EXERCISE TASK: In the material below, the lines containing the word "this" are required; copy each of them.

Rows from a dataset
»»

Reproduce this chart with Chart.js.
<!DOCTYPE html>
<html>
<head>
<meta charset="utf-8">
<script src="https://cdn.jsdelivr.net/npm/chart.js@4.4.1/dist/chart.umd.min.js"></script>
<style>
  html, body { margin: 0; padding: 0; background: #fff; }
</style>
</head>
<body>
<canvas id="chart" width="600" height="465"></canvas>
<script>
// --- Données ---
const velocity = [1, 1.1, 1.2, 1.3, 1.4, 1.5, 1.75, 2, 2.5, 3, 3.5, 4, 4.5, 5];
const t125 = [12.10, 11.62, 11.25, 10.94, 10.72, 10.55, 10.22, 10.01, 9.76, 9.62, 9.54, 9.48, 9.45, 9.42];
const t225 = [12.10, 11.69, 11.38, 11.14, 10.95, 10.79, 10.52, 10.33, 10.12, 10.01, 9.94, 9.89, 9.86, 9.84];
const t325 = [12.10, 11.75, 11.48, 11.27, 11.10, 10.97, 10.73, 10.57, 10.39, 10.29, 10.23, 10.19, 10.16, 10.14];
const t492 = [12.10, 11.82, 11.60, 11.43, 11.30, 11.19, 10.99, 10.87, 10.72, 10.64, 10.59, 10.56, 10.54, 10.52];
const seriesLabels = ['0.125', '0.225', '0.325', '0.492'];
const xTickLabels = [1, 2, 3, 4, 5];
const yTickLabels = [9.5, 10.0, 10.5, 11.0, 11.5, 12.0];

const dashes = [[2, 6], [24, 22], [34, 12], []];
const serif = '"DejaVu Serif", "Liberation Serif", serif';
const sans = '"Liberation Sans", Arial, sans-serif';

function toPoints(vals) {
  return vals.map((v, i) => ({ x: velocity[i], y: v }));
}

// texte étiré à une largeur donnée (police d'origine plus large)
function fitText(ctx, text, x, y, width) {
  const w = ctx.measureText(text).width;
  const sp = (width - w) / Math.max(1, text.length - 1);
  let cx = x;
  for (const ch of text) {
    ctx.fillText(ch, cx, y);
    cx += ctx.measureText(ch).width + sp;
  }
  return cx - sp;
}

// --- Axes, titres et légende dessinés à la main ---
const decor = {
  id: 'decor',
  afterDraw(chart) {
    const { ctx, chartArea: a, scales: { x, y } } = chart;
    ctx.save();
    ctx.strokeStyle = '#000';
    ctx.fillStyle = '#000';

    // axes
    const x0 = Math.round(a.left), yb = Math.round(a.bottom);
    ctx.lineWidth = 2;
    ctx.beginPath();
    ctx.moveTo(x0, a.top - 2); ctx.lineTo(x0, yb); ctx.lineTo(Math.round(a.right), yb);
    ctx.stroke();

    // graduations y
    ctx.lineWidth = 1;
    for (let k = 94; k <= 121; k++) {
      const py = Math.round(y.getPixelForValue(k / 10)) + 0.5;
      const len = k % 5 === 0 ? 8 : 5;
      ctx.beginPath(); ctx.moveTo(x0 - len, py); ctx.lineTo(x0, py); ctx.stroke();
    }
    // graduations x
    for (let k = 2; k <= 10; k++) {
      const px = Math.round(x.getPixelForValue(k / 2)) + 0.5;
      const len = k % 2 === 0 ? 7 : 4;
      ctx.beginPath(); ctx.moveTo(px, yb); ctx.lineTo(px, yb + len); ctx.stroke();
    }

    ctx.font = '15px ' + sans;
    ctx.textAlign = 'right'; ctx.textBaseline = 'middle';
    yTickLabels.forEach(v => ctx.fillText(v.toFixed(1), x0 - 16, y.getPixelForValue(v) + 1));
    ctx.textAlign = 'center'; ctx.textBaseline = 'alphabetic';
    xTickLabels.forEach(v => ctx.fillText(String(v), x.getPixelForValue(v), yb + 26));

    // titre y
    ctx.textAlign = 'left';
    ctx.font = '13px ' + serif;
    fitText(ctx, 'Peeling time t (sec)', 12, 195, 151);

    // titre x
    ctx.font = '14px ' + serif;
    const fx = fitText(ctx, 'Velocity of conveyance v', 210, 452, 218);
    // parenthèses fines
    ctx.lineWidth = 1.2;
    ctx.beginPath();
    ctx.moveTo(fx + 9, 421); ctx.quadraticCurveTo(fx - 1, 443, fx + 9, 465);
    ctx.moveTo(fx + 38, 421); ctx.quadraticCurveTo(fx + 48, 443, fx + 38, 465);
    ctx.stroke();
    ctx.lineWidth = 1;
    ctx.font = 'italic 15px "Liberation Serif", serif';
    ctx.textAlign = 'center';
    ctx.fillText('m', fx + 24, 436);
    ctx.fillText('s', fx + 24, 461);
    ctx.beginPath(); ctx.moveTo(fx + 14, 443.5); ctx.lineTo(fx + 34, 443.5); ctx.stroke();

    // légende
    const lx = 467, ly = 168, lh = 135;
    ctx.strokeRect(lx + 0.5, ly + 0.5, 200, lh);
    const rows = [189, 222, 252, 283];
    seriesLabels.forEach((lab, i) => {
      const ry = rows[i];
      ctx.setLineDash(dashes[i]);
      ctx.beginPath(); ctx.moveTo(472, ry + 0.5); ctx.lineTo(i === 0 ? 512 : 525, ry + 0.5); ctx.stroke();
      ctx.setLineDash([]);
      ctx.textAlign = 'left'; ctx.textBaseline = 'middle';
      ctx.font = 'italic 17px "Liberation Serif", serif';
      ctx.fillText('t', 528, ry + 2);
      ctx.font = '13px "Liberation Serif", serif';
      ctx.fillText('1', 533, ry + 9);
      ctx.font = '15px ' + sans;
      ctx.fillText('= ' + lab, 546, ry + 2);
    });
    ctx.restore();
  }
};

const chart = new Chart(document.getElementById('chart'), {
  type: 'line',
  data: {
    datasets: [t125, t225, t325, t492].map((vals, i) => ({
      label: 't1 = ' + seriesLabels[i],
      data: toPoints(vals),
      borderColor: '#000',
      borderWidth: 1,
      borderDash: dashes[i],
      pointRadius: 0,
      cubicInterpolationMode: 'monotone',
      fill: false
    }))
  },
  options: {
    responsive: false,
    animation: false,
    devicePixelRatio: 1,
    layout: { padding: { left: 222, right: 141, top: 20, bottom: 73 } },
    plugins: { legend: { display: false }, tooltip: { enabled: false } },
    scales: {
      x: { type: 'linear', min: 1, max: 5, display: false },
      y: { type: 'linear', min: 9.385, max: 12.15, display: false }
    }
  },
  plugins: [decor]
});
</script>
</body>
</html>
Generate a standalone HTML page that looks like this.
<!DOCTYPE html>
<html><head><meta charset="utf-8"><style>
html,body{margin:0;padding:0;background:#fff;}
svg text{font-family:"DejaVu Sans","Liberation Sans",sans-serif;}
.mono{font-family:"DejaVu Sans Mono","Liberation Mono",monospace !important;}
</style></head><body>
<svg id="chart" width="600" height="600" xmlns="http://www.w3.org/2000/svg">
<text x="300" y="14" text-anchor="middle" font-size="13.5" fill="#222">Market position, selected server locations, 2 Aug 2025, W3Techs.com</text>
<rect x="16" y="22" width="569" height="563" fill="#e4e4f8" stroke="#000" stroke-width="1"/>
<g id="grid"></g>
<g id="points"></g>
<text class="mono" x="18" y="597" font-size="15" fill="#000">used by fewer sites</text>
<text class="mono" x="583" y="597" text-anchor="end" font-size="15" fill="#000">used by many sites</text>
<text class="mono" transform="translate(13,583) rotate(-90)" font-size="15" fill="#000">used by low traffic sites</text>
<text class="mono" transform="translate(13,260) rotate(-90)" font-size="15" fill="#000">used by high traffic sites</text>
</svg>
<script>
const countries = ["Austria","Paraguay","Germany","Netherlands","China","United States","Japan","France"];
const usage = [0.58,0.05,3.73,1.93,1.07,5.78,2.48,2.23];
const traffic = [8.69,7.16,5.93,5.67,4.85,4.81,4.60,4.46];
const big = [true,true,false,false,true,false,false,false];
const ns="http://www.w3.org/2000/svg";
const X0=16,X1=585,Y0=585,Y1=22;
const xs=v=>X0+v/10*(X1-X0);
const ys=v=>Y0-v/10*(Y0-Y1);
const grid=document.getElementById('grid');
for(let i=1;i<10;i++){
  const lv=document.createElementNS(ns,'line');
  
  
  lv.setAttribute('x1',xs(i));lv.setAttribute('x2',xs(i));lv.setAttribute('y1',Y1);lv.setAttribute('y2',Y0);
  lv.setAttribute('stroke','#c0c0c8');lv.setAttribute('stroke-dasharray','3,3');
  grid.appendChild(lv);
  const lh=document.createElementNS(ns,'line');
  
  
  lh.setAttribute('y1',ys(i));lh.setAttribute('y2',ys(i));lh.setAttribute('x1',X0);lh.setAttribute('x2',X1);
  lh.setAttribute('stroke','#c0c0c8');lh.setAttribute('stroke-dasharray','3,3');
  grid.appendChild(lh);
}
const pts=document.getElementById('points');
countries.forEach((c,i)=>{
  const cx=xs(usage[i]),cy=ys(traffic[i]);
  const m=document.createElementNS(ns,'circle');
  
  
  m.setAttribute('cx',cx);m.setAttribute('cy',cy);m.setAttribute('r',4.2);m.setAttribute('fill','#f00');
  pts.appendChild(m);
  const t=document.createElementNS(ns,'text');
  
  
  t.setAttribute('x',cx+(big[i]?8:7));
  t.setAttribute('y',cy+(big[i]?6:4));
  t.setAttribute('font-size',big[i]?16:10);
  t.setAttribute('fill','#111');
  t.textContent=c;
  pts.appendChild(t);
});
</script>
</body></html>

««

OUTPUT:
Reproduce this chart with Chart.js.
Generate a standalone HTML page that looks like this.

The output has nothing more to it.